Tres días con sus noches estuvo ahí. Cuando la sala estaba vacía y cuando estaba llena de gente que iba para acá y para allá sin cesar. Y a nadie parecía incomodarle. Llegó una madrugada a verme en una visita de cortesía y aunque en ese momento no le pude ver supe que se trataba de ella.
Contrariamente a lo que podría haber tenido como lo más natural no sentí terror, no pude pensar cosa alguna tampoco. Consideré después que quizá ésta forma suya de proceder es mejor; que nunca pueda verse venir, que no se la pueda ver llegar, que su presencia no sea ostensible y ominosa, será mejor acaso solamente tener la certeza de encontrarse en sus dominios, me dije.
Se acercó decididamente y la fuerza de su presencia me provocó tan intenso malestar y náusea que me hizo volver el estómago. Me abrazó como una constrictora, envolviéndome en un manto oscuro y me quedé sin aliento. Después sólo me sentí humilde y manso, dejándome conducir de la mano, en calma hacia la nada.

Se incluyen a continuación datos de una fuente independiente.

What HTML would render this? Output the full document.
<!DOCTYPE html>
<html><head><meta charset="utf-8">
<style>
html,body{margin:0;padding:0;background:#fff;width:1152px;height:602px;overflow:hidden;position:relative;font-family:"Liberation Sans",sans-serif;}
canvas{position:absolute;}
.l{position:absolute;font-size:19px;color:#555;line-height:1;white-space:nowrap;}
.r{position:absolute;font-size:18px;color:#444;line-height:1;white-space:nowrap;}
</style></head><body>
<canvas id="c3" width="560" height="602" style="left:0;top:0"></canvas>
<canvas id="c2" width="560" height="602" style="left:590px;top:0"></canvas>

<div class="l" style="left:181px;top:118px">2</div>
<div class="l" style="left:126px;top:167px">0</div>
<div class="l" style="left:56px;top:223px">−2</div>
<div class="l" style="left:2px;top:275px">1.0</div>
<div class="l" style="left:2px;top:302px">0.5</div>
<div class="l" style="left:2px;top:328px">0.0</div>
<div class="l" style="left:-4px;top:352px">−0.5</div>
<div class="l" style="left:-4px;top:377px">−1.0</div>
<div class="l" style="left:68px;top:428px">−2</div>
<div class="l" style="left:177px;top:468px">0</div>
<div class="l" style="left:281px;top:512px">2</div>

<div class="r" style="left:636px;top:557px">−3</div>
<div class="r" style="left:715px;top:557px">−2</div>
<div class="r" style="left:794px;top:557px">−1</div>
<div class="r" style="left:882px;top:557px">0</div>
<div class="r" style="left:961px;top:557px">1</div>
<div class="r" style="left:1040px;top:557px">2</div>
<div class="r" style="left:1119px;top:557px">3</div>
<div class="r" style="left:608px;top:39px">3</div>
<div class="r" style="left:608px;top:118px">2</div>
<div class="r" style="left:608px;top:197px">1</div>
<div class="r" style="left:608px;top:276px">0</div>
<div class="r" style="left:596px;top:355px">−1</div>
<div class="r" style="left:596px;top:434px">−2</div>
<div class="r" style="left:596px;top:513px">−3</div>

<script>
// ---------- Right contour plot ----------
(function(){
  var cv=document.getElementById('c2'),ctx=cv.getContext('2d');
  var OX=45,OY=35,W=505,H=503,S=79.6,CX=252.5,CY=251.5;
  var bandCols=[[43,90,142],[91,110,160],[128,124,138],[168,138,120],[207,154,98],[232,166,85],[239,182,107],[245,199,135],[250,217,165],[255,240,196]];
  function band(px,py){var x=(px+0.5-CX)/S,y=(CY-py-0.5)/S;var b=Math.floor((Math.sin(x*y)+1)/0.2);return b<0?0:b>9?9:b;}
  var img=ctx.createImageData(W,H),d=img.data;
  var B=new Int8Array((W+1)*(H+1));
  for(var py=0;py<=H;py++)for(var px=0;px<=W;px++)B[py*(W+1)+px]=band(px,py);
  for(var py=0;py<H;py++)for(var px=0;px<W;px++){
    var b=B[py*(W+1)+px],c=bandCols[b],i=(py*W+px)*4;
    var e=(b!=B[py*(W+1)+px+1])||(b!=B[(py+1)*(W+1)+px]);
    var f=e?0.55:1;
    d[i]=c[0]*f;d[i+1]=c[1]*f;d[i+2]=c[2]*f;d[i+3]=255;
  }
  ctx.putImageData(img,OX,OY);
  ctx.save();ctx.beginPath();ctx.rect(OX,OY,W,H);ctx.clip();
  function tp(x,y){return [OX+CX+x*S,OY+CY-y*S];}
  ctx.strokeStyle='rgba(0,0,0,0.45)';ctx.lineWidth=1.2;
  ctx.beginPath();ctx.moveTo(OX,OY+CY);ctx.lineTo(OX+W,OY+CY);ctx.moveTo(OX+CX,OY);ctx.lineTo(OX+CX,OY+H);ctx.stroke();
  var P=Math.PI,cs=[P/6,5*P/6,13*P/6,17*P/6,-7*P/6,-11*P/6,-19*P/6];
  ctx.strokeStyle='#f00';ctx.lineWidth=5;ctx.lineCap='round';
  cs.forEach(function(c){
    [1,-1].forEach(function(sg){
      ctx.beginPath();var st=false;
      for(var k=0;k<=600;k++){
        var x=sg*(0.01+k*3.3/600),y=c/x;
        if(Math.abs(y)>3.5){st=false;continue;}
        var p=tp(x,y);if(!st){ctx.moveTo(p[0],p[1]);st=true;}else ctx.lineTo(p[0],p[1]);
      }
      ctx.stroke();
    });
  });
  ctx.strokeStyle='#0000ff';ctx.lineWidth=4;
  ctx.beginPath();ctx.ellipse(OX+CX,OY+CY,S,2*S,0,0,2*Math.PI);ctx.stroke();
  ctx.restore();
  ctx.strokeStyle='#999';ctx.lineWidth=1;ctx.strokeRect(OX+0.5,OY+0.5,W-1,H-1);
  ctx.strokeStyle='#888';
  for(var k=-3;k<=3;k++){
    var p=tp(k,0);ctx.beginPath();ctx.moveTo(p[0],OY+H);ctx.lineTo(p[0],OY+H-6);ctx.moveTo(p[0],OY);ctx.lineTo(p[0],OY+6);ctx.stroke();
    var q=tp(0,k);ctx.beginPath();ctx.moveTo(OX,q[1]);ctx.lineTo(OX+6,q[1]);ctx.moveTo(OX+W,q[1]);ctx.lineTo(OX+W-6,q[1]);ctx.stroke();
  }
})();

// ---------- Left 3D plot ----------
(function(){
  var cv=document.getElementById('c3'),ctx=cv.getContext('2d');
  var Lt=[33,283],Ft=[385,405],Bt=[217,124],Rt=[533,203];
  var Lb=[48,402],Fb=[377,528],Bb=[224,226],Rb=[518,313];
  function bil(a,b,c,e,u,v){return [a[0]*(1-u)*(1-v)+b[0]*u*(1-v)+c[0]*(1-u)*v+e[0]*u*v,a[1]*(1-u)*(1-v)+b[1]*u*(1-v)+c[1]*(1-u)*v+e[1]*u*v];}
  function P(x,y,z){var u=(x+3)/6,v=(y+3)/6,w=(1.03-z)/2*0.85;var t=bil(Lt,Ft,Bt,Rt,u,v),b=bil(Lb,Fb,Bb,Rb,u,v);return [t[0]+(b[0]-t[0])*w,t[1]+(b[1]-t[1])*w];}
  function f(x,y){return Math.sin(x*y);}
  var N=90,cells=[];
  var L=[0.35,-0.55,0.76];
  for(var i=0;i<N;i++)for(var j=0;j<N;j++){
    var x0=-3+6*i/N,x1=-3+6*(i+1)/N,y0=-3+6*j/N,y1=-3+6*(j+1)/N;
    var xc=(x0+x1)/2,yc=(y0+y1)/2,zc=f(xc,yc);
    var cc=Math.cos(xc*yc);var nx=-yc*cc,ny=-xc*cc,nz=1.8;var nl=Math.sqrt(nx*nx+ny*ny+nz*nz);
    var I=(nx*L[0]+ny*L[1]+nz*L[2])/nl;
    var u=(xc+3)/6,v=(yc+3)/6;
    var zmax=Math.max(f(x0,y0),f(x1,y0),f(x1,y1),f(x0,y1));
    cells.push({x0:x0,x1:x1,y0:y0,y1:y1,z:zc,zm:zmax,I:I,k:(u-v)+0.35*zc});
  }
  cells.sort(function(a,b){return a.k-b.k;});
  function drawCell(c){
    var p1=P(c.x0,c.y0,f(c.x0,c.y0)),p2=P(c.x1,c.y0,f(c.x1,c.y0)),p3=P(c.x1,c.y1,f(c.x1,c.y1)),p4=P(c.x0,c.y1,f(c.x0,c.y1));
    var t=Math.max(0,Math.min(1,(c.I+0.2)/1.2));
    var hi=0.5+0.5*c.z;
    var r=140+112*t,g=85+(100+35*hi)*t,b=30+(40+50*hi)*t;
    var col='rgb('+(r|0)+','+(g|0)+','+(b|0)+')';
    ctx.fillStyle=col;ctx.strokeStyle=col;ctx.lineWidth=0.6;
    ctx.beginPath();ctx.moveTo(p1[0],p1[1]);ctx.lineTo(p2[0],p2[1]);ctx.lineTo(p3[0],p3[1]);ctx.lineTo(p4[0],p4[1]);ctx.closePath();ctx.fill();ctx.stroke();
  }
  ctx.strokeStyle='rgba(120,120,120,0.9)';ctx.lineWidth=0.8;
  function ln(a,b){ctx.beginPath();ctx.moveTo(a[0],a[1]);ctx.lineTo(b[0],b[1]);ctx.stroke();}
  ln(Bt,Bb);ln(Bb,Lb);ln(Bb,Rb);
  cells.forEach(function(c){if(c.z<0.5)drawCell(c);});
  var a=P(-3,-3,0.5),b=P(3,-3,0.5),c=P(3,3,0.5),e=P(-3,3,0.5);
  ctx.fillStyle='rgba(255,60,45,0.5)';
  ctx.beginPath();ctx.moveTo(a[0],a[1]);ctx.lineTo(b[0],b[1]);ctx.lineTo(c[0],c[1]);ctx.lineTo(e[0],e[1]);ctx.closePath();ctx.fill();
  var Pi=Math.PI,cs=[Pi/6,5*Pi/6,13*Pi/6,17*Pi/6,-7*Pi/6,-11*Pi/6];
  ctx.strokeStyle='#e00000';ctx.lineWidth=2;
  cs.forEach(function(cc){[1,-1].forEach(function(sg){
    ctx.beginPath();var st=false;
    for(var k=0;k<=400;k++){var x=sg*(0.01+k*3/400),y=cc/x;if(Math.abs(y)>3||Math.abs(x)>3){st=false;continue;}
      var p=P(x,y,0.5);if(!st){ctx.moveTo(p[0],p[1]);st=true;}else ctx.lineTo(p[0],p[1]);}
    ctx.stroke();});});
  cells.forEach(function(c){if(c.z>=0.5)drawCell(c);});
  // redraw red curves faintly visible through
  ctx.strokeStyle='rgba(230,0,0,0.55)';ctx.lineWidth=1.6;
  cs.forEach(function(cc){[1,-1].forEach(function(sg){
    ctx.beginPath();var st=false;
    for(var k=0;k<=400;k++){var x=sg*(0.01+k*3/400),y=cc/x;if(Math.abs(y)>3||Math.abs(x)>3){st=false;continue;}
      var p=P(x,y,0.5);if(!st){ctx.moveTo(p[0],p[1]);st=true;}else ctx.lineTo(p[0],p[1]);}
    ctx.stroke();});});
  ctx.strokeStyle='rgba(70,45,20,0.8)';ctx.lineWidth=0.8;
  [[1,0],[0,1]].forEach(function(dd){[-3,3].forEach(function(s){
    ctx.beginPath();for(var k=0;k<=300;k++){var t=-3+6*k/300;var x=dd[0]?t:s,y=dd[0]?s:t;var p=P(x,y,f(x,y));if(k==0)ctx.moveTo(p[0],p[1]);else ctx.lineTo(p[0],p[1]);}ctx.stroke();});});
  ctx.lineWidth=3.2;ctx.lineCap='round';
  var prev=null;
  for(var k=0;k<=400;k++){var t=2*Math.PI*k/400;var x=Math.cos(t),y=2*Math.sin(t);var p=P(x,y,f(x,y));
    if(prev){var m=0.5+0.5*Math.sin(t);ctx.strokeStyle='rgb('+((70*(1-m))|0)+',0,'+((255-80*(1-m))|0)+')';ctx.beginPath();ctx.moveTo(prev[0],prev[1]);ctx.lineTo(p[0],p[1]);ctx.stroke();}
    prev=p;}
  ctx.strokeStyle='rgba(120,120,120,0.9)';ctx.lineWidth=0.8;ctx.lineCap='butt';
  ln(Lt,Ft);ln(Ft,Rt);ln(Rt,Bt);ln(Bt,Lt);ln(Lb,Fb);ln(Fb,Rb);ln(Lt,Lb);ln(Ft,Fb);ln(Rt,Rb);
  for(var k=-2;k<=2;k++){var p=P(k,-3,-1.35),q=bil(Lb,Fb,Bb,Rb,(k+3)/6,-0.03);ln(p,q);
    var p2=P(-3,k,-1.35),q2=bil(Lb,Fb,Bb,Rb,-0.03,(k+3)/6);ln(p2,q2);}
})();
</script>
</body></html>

Después de un tiempo volví a respirar, escuchaba voces lejanas y el ruido de la actividad acelerada, casi frenética, de personas alrededor y máquinas funcionando que emitían pitidos y zumbidos, pero yo aún no estaba presente. Me llamaban:
– ¿Me escuchas? ¡Abre los ojos!
No podía hablar, ni siquiera balbucear sino apenas emitir quejidos, como gruñidos, como bufidos de un toro de lidia con el estoque clavado, como una orgullosa bestia otrora poderosa pero herida mortalmente.

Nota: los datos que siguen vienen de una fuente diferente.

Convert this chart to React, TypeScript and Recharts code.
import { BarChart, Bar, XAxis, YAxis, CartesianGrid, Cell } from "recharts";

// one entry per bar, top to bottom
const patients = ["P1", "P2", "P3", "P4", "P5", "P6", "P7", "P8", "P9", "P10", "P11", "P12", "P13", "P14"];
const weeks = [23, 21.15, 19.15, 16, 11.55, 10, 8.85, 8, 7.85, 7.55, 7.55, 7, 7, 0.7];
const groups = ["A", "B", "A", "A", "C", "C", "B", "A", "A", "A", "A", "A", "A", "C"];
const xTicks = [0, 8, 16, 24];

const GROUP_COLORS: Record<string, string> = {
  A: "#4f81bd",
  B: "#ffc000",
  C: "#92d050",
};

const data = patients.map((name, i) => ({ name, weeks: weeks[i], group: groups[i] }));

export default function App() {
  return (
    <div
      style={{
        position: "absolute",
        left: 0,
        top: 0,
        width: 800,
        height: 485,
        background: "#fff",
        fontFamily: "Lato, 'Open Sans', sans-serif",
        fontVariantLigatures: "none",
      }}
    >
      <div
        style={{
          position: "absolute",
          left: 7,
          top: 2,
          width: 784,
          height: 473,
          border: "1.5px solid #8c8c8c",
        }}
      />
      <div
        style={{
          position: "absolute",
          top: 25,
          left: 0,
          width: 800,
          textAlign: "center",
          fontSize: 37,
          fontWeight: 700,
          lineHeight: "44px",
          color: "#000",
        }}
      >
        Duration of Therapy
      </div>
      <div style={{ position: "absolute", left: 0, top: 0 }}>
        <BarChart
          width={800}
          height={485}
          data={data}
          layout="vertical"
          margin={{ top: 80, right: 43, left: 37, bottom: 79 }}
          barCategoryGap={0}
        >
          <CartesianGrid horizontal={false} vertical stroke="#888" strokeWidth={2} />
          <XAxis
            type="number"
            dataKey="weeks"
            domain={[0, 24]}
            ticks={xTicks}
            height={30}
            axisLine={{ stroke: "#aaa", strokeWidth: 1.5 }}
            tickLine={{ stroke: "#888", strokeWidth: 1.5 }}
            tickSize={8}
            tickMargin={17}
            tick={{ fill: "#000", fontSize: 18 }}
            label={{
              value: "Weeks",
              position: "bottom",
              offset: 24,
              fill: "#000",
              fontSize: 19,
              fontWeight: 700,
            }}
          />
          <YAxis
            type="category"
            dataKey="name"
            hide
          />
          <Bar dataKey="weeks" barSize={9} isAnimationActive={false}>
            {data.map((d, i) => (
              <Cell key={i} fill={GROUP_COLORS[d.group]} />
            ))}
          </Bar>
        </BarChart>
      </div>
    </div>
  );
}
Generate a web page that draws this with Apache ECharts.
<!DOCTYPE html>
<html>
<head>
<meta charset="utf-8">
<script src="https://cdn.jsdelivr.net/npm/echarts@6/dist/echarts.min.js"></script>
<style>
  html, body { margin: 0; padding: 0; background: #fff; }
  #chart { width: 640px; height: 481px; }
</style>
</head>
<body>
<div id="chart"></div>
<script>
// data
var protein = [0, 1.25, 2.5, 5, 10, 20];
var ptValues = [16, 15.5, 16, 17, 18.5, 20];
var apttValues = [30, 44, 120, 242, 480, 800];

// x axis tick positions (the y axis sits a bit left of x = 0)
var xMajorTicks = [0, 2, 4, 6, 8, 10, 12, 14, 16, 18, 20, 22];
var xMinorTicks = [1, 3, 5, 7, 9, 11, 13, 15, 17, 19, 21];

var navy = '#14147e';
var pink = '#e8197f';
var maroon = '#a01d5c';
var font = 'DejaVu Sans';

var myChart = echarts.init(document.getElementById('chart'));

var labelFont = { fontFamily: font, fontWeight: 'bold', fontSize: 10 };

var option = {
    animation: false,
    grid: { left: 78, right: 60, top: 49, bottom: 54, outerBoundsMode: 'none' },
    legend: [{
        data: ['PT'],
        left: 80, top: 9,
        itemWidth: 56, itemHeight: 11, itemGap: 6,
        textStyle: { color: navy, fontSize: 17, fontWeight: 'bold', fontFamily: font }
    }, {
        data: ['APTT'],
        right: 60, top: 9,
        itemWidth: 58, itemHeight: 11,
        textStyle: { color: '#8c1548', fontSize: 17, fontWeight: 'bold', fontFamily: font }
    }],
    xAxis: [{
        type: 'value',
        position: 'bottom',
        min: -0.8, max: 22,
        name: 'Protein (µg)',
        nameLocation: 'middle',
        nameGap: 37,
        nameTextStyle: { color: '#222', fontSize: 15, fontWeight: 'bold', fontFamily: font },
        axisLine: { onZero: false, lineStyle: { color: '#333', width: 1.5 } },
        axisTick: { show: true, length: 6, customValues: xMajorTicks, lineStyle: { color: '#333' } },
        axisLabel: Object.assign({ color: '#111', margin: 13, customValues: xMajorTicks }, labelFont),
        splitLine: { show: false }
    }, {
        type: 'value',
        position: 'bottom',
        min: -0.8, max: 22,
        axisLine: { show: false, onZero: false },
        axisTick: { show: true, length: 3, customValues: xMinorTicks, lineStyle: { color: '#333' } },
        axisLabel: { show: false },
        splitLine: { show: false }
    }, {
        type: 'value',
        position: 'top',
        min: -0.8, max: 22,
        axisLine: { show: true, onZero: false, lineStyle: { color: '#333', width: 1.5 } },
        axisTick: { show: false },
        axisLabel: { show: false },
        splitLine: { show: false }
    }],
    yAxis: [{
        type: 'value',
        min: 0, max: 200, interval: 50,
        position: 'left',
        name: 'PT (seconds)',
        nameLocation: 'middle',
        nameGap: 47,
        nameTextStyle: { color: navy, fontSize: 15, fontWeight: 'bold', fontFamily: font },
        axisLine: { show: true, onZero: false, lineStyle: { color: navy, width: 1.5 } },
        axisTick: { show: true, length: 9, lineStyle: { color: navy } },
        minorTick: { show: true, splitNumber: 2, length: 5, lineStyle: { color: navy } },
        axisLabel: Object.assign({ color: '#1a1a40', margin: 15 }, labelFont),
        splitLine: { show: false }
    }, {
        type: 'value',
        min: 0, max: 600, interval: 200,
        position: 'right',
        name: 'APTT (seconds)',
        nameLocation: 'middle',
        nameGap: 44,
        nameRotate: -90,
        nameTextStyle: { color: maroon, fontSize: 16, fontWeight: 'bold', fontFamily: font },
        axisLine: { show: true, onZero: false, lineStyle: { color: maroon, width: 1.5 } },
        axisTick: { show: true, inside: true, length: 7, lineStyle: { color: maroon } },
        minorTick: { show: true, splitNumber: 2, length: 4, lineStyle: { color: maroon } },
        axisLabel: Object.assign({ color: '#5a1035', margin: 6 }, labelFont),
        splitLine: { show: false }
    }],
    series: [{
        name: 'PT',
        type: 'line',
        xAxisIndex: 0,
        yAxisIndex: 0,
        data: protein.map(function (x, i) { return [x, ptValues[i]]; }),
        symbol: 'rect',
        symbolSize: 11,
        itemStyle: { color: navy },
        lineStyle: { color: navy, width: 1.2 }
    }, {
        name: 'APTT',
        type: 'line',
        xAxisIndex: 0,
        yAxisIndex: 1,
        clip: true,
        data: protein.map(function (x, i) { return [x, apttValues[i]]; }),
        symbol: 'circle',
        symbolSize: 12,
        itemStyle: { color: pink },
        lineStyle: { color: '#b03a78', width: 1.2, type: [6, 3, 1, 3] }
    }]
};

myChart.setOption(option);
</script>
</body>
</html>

– ¡No intentes hablar, abre los ojos! – me decían, pero no podía seguir sus instrucciones, escuchaba entonces que volvían a su actividad.
Otro tiempo después pude volver y ver de nuevo, desperté para encontrarme confinado en un rincón, en una habitación de paredes blancas donde lo único que había era la cama en que yacía tumbado y todos esos aparatos que continuamente pitaban y zumbaban y a los que con cables y manguerillas estaba conectado.

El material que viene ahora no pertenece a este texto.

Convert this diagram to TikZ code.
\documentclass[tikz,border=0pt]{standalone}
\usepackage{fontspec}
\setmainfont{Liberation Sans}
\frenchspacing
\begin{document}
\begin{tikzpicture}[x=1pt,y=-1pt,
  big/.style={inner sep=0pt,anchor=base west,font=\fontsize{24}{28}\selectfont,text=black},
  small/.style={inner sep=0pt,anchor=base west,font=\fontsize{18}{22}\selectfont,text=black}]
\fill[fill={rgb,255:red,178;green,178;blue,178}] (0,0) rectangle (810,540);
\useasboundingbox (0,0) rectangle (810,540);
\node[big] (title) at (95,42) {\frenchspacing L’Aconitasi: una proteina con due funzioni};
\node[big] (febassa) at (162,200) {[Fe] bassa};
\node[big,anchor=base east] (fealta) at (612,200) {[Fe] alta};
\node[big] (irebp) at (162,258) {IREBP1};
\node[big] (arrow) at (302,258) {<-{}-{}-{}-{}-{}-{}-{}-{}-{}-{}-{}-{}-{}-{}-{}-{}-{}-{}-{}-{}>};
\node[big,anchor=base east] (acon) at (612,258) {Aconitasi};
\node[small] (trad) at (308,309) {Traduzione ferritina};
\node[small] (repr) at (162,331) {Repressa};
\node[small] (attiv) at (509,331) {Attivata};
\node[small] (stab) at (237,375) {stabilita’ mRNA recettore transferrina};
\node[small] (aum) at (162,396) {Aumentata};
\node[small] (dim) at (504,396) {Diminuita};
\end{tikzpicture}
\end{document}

Descubrí entonces la razón por la que no podía hablar; un tubo insertado en mi boca que pasaba por mi garganta hasta la tráquea y que estaba conectado a una máquina que me insuflaba oxígeno y prácticamente respiraba por mi. Había algunas personas desconocidas alrededor que me hablaban pero yo no les podía tener en cuenta porque fue entonces que la vi y captó toda mi atención.
Fuera del cuarto había una sala más grande y al fondo un pasillo corto y una puerta.
Cerca de esa salida yacía de pie, inmóvil, en actitud reflexiva, frente a una pared donde había unas imágenes y unas palabras escritas, vestía una bata blanca y larga como una túnica y portaba un estetoscopio al cuello, estaba con la cabeza gacha que sostenía con su mano derecha huesuda casi cerrada en un puño apoyado en la barbilla que tenía como atrapada entre el pulgar y el índice flexionado mientras mantenía el otro brazo cruzado sobre el pecho y sobre esa otra mano el otro brazo.
Nadie le veía más que yo. No a las diez de la mañana cuando el lugar gozaba de una relativa calma, no a medio día en que por el cambio de turno el servicio era un pequeño bullicio, tampoco a las tres de la mañana en que discretamente la mayoría del personal se retiraba a dormir un poco.
Como cuando vino a mí, no sentía miedo sino una incertidumbre incómoda, por lo que la vigilaba continuamente, expectante, porque sabía que estaba a salvo mientras aquél personaje que algo parecía negociar cavilaba, y que si giraba la cabeza en dirección hacia mí, ahí acabaría todo.
Después de tres días de haber despertado volví a sentir su presencia, de madrugada otra vez.
Ahora se retiraba y, como cuando llegó, no se dejó ver por mí.
Sólo puedo decir que la sentí despedirse socarronamente y me dijo: “En otra ocasión será… hoy no… hoy no…”.
Y se fue llevándose el tubo endotraqueal y la sonda nasogástrica.
Dos días después me trasladaron de la Unidad de Cuidados Intensivos al servicio de Medicina interna y otros dos o tres días después fui dado de alta del hospital.